Once the global transaction replication state is set, changing to a new master could happen with something like this:

    CHANGE MASTER TO master_host = "master.lan",
                     master_gtid_pos = AUTO;

This is the whole point of global transaction ID, of course, to be able to do this and automatically get replication started from the right point(s) in the binlog on the new master.

One idea that I have not yet decided about is to allow just this simple syntax:

    CHANGE MASTER TO master_host = "master.lan";

so that if no starting position is specified, and a global transaction state already exists, we default to master_gtid_pos = AUTO. This would be a change in current behaviour, so maybe it is not a good idea. On the other hand, the current behaviour is to start replication from whatever happens to be the first not yet purged binlog file on the master, which is almost guaranteed to be wrong. So it is tempting to change this simple syntax to just do the right thing.

On extensions to mysqlbinlog

Robert mentions some possible extensions to the mysqlbinlog program, and I agree with those.
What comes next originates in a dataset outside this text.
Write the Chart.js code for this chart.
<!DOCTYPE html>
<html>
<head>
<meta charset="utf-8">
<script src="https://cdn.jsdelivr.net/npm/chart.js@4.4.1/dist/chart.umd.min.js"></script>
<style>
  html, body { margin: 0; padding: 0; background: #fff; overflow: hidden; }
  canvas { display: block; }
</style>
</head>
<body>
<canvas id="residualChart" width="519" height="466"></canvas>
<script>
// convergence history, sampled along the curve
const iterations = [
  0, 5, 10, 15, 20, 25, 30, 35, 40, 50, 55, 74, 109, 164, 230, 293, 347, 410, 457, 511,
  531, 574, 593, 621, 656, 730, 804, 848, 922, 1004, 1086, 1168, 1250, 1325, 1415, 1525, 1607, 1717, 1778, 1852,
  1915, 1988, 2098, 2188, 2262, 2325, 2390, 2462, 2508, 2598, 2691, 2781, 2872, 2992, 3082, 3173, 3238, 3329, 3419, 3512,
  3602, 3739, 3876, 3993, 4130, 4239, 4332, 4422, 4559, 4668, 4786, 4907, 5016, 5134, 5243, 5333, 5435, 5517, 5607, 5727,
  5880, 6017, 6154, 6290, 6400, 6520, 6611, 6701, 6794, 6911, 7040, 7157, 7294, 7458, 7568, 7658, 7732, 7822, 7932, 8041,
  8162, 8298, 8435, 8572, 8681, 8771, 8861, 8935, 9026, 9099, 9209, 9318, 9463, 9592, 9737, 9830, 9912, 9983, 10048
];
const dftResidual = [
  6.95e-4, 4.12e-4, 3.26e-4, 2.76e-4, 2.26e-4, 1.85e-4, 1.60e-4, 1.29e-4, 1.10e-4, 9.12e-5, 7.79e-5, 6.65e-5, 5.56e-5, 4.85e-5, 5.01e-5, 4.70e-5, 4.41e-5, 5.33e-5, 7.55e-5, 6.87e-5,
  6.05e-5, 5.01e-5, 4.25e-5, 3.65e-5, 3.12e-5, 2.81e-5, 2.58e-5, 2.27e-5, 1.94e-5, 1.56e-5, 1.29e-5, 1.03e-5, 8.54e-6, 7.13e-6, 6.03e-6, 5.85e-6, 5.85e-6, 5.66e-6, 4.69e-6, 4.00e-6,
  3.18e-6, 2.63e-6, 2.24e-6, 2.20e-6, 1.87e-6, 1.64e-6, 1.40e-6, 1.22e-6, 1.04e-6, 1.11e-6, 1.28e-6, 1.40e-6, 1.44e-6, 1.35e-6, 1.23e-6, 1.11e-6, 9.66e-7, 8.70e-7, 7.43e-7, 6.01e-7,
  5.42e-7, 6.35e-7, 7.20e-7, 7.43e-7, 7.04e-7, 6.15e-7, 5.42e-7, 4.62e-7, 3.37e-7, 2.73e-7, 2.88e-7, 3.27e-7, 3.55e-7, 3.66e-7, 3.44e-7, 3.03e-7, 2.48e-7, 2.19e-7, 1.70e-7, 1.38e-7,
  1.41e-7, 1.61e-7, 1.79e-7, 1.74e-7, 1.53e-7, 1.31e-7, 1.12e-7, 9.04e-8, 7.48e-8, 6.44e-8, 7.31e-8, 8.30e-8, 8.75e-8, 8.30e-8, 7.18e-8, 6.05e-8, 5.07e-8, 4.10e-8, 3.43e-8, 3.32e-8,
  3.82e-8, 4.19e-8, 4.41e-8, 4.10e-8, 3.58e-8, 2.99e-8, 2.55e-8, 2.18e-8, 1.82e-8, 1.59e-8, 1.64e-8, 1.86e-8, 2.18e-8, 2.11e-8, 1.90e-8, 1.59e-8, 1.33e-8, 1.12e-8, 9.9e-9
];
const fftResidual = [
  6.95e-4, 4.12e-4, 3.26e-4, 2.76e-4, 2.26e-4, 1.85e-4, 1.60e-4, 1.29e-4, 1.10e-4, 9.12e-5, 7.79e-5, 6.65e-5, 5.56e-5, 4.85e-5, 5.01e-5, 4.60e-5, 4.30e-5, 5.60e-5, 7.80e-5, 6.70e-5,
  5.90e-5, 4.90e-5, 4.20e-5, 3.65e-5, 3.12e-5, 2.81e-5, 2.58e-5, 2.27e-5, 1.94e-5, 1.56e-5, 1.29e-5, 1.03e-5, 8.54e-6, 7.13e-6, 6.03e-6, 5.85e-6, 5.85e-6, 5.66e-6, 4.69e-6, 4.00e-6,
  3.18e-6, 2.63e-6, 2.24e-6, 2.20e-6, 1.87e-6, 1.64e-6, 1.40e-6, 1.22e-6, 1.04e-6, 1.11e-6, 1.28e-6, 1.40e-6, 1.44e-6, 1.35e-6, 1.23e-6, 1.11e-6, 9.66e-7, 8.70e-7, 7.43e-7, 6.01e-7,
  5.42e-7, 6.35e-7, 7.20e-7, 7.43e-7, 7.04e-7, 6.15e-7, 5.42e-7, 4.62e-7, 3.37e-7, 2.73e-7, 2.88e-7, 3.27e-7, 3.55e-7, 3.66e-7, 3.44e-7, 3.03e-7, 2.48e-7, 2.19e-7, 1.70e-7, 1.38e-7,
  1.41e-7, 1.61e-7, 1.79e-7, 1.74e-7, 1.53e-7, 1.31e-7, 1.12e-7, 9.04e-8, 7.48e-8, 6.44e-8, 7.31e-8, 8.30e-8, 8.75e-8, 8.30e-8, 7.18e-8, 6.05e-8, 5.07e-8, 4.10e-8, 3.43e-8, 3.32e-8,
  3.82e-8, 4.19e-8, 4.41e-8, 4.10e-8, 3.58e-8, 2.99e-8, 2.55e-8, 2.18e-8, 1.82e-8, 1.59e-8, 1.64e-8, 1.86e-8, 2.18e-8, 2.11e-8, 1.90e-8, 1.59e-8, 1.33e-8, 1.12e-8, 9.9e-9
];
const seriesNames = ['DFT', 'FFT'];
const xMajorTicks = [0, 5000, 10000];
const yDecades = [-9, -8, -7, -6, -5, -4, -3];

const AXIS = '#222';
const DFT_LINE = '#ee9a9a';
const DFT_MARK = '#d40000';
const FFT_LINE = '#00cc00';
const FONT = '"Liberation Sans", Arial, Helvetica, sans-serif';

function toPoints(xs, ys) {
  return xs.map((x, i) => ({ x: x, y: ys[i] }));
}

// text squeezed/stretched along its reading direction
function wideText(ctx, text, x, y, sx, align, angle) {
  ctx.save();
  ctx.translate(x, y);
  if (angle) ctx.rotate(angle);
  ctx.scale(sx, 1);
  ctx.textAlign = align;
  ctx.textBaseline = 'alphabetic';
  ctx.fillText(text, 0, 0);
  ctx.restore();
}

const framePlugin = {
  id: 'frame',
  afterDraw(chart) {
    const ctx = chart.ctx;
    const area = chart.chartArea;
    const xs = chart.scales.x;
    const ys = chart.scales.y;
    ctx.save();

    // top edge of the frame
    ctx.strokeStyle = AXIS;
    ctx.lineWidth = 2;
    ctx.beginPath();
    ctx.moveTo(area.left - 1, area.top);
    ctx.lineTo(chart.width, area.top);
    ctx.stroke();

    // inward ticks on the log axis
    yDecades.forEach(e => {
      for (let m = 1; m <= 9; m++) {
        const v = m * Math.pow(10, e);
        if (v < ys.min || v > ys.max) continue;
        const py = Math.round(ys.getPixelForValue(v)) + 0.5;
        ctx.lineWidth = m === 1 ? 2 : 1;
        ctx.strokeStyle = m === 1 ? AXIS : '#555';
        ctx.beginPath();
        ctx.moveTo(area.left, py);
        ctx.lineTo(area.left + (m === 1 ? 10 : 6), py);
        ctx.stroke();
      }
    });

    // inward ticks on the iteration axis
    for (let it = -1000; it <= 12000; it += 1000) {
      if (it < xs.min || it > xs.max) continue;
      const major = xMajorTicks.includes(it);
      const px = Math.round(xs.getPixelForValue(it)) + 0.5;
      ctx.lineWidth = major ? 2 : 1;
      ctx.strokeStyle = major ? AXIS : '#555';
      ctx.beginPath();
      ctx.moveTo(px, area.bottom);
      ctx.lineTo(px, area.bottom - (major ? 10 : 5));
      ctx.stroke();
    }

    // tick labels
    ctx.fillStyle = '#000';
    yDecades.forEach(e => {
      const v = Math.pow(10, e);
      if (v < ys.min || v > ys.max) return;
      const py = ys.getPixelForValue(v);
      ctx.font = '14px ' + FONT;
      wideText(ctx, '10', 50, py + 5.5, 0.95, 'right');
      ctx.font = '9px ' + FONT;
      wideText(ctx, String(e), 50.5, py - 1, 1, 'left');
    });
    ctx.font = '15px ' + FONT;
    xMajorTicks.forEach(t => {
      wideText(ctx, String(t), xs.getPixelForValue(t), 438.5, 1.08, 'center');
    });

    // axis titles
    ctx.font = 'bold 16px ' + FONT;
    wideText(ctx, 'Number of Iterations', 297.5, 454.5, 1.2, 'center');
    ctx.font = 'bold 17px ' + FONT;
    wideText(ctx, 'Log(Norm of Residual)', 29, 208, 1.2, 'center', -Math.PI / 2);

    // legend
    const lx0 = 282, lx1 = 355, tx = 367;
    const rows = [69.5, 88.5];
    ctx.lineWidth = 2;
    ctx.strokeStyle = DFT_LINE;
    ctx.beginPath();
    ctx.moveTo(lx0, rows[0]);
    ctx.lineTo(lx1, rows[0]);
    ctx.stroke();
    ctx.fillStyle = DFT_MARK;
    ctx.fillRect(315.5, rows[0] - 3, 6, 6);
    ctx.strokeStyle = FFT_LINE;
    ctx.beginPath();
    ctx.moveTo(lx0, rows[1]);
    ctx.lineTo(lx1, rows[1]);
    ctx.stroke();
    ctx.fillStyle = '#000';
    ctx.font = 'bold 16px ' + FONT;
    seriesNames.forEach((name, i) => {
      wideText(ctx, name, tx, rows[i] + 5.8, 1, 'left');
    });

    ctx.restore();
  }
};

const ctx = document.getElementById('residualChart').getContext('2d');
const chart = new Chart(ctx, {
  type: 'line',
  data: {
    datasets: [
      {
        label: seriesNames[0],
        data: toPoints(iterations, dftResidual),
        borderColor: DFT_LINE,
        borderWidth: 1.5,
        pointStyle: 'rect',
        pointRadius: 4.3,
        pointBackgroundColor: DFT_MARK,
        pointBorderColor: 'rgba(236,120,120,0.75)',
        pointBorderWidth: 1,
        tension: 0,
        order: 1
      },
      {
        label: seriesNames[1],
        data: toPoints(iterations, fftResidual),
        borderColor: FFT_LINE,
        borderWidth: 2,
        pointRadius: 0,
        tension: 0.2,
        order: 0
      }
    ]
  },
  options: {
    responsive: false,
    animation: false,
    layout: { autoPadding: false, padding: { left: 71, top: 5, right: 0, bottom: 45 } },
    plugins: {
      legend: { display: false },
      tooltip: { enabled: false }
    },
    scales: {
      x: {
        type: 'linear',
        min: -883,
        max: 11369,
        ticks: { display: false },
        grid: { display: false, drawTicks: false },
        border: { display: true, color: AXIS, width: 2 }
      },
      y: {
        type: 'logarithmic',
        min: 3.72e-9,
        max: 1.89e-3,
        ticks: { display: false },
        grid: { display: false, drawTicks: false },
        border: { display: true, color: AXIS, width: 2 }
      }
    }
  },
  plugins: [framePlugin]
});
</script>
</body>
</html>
The master binlog is carefully designed so that it is easily possible to locate any given global transaction ID and the corresponding binlog position (or determine that such global transaction ID is not present in any binlog files). In the initial design this requires scanning one (but just one) binlog file from the beginning; later we could add an index facility if this becomes a bottleneck. The mysqlbinlog program should also support this, probably by allowing to specify a global transaction ID (or multiple IDs) for --start-position and --stop-position.

Robert also mentions the usefulness of an option to filter out events from within just one replication domain/stream. This is something I had not thought of, but it would clearly be useful and is simple to implement.
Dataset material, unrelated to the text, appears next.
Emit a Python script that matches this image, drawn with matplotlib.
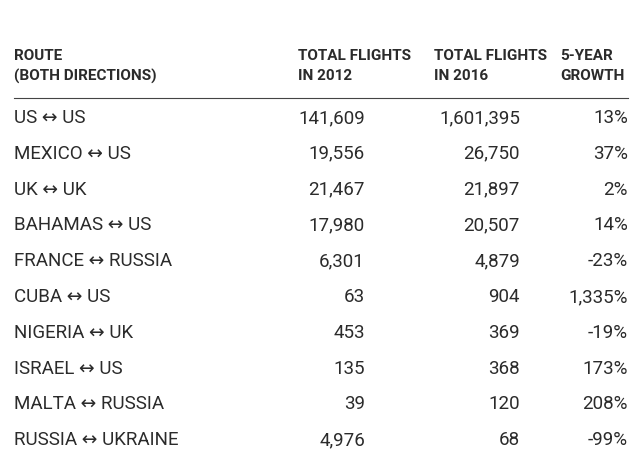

On session variable server_id

With MariaDB global transaction ID, server_id becomes a session variable, as do newly introduced variables gtid_domain_id and gtid_seq_no. This allows an external replication mechanism to apply events from another server outside the normal replication mechanism, and still preserve the global transaction ID when the resulting queries are logged in the local binlog. One important use case for this is of course point-in-time recovery, mysqlbinlog | mysql. Here, mysqlbinlog can set these variables to preserve the global transaction IDs on the events applied, so that fail-over and so on will still work correctly.

Since messing with server_id and so on has the possibility to easily break replication, setting these requires SUPER privileges.